• EXERCISE DESCRIPTION:
Reproduce nothing but the lines from the start of the material through the line that includes "plt.rcParams['font.family'] = ['Open", both ends included, and omit every picture.

## BEGIN COLLECTED DATA

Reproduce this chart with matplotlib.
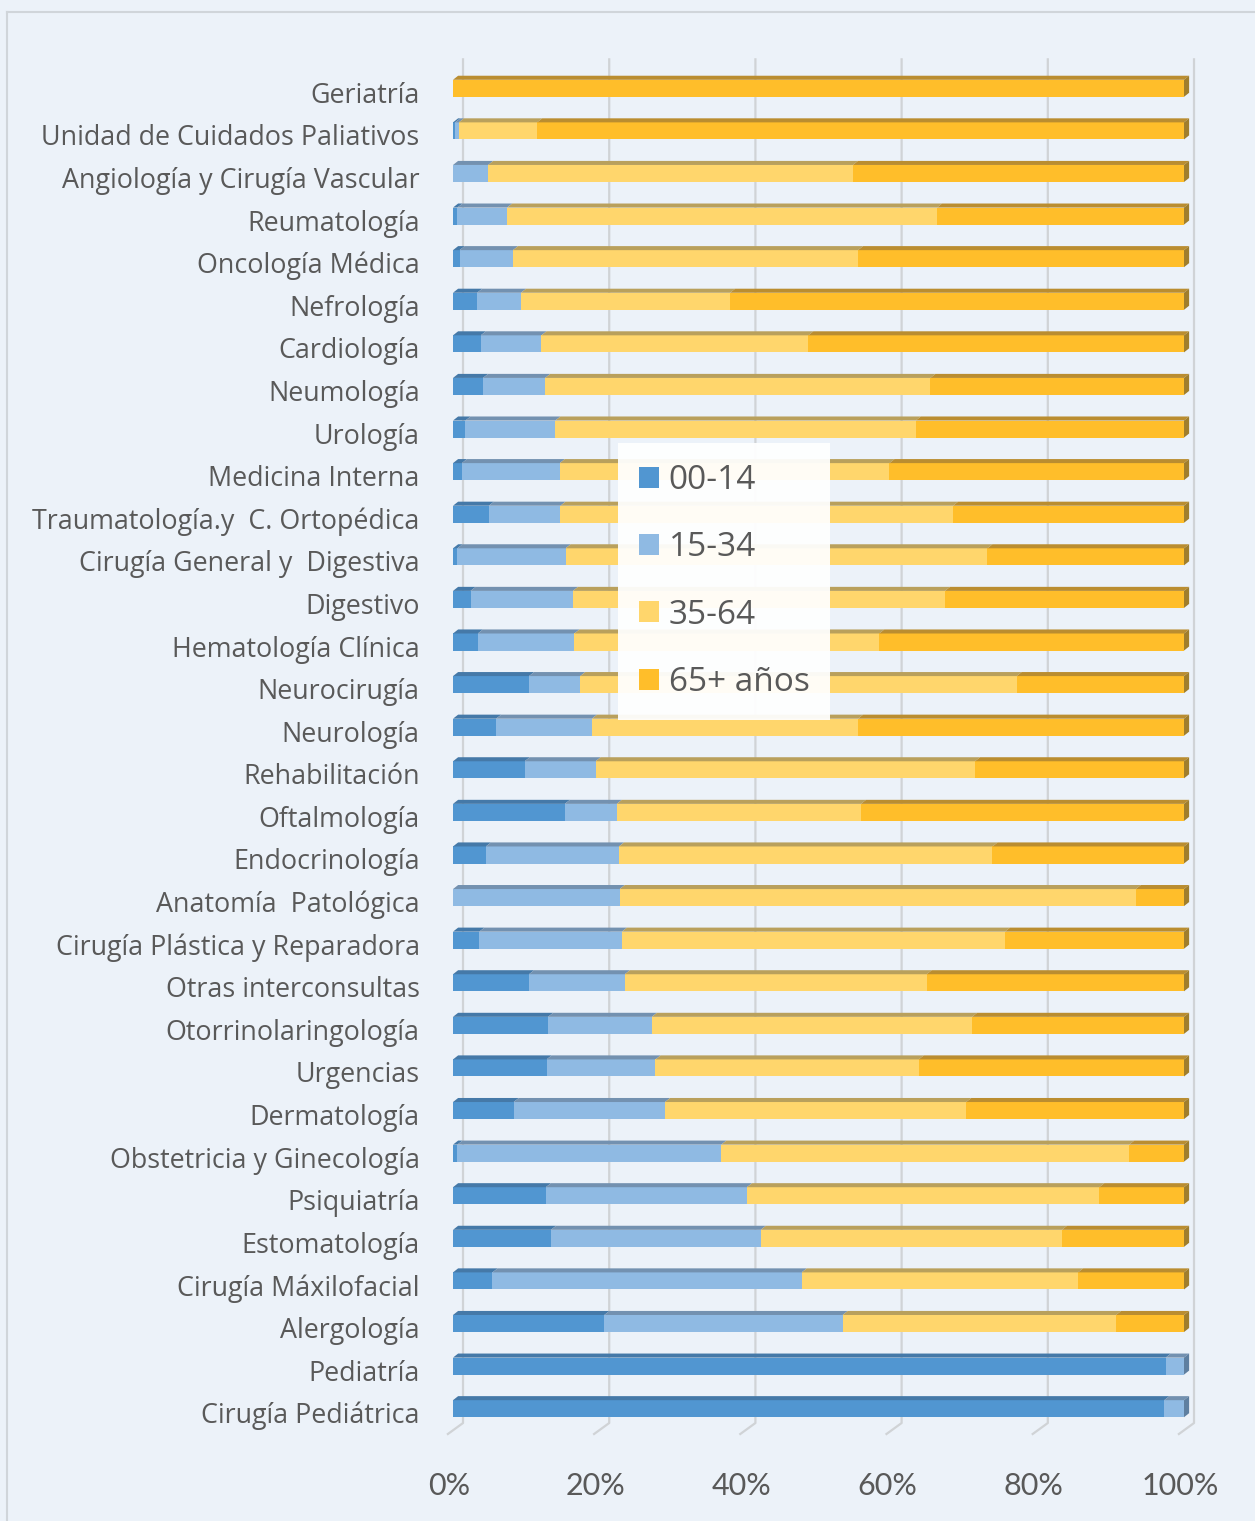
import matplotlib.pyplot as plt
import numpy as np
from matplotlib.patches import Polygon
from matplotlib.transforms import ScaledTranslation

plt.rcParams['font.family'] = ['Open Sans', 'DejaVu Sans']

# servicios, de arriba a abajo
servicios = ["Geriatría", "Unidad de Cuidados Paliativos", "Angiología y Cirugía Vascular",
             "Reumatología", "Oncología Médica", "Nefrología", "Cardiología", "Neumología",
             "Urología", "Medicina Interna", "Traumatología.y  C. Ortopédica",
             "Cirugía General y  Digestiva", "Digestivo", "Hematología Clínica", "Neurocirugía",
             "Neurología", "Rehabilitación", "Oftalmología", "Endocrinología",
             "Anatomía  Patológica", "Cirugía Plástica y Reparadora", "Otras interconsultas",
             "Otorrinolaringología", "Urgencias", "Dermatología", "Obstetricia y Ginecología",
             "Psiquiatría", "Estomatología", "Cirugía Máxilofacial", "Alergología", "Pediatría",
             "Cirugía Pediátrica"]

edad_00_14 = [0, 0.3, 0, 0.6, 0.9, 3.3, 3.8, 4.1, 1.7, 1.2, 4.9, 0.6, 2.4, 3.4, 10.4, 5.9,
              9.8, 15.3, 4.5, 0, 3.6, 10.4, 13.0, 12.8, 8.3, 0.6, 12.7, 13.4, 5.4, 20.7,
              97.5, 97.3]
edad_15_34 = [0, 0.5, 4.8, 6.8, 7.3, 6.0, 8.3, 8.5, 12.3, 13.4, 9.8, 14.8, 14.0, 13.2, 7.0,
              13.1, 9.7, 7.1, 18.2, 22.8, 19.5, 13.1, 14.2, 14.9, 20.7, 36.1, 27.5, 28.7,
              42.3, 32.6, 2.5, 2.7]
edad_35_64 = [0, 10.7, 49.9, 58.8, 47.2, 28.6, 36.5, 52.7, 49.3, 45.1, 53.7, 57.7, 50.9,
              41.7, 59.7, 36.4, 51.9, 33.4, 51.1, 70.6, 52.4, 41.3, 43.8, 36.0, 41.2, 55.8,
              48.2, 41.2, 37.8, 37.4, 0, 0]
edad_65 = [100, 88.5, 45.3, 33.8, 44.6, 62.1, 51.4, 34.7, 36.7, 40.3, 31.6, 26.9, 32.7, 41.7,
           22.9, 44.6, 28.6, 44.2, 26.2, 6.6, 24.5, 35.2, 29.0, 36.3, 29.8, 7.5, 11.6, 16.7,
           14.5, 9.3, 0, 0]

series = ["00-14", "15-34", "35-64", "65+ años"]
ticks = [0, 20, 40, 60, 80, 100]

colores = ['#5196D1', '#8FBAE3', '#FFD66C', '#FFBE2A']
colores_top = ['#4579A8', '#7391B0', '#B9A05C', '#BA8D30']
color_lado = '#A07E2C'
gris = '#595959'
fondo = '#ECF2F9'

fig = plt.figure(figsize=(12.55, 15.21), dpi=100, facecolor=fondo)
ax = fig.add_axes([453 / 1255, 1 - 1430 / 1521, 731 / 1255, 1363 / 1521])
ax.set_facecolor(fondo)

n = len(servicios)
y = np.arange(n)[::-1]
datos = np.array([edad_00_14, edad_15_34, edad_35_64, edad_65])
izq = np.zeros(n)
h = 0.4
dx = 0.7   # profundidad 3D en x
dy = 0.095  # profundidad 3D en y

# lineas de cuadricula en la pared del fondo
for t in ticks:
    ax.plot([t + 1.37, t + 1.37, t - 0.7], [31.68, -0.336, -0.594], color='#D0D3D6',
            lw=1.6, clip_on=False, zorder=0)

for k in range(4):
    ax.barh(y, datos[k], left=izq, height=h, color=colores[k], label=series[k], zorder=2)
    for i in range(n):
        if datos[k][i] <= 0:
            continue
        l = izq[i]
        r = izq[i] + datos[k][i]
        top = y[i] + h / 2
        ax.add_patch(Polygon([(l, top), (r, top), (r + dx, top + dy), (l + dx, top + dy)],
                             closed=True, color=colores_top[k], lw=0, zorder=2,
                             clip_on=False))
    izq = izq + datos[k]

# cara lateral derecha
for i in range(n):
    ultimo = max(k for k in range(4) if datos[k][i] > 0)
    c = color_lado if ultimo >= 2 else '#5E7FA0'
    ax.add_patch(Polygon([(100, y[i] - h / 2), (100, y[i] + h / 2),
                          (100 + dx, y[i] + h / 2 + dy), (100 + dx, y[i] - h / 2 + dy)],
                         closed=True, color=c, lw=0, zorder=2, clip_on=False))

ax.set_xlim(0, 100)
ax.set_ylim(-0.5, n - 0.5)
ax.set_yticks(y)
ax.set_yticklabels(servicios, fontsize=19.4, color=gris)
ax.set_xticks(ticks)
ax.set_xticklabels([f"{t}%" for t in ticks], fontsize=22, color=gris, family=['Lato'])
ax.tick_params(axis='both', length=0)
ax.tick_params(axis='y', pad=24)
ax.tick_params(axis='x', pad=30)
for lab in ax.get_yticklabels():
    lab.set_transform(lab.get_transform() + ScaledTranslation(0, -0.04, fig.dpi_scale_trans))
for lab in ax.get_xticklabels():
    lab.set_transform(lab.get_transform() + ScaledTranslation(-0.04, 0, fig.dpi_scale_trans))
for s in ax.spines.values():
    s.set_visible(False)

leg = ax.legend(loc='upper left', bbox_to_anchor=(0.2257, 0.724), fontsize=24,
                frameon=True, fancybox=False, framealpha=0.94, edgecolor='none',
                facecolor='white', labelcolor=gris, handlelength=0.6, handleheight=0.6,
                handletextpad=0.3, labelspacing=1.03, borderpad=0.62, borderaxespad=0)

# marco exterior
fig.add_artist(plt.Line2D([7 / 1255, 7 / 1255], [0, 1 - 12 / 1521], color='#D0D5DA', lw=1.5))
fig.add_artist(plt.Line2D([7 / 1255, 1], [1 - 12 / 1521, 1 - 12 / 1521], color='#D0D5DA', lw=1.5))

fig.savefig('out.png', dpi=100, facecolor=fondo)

## END COLLECTED DATA

• FINAL ANSWER:
Reproduce this chart with matplotlib.
import matplotlib.pyplot as plt
import numpy as np
from matplotlib.patches import Polygon
from matplotlib.transforms import ScaledTranslation

plt.rcParams['font.family'] = ['Open Sans', 'DejaVu Sans']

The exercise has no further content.